Strong lensing signatures of luminous structure and substructure in early-type galaxies

TL;DR

This study investigates how the stellar mass distribution in early-type galaxies can mimic dark matter subhalo signals in strong lensing observations, highlighting the importance of baryonic structures in interpreting lensing anomalies.

Contribution

It quantifies the impact of baryonic mass distribution on lensing signals and proposes methods to distinguish baryonic effects from dark matter substructure in lensing data.

Findings

Flux ratio scatter of about 10% due to galaxy structure.

Baryonic effects can mimic dark matter subhalo signals.

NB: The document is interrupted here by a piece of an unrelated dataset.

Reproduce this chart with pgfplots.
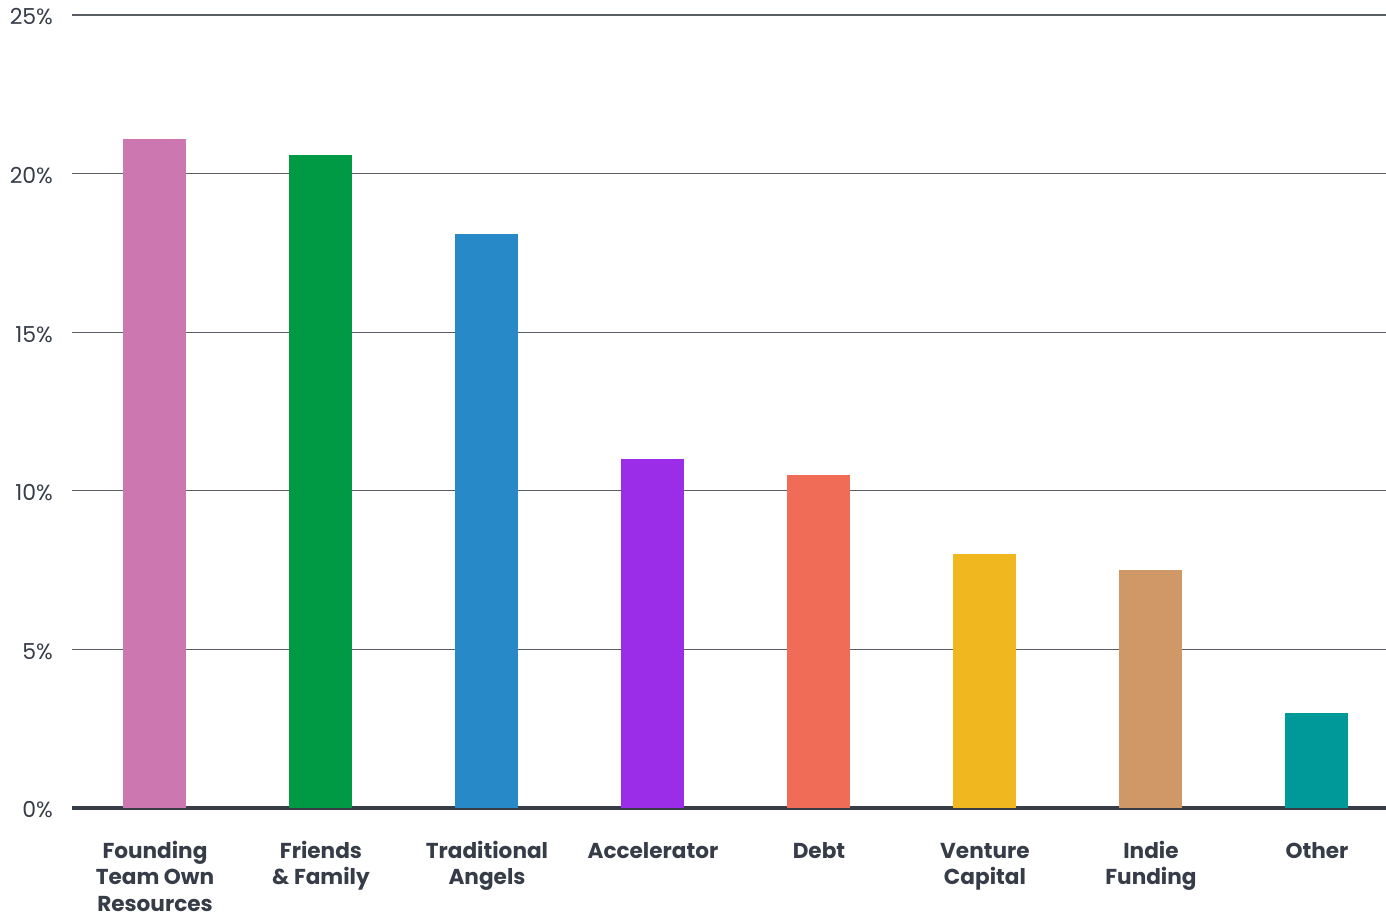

Selecting massive, round deflectors reduces baryonic-induced anomalies.

Abstract

The arrival times, positions, and fluxes of multiple images in strong lens systems can be used to infer the presence of dark subhalos in the deflector, and thus test predictions of cold dark matter models. However, gravitational lensing does not distinguish between perturbations to a smooth gravitational potential arising from baryonic and non-baryonic mass. In this work, we quantify the extent to which the stellar mass distribution of a deflector can reproduce flux ratio and astrometric anomalies typically associated with the presence of a dark matter subhalo. Using Hubble Space Telescope images of nearby galaxies, we simulate strong lens systems with real distributions of stellar mass as they would be observed at redshift $z_d=0.5$. We add a dark matter halo and external shear to account for the smooth dark matter field, omitting dark substructure, and use a Monte Carlo procedure to characterize the distributions of image positions, time delays, and flux ratios for a compact background source of diameter 5 pc. By convolving high-resolution images of real galaxies with a Gaussian PSF, we simulate the most detailed smooth potential one could construct given high quality data, and find scatter in flux ratios of $\approx 10\%$, which we interpret as a typical deviation from a smooth potential caused by large and small scale structure in the lensing galaxy. We demonstrate that the flux ratio anomalies arising from galaxy-scale baryonic structure can be minimized by selecting the most massive and round deflectors, and by simultaneously modeling flux ratio and astrometric data.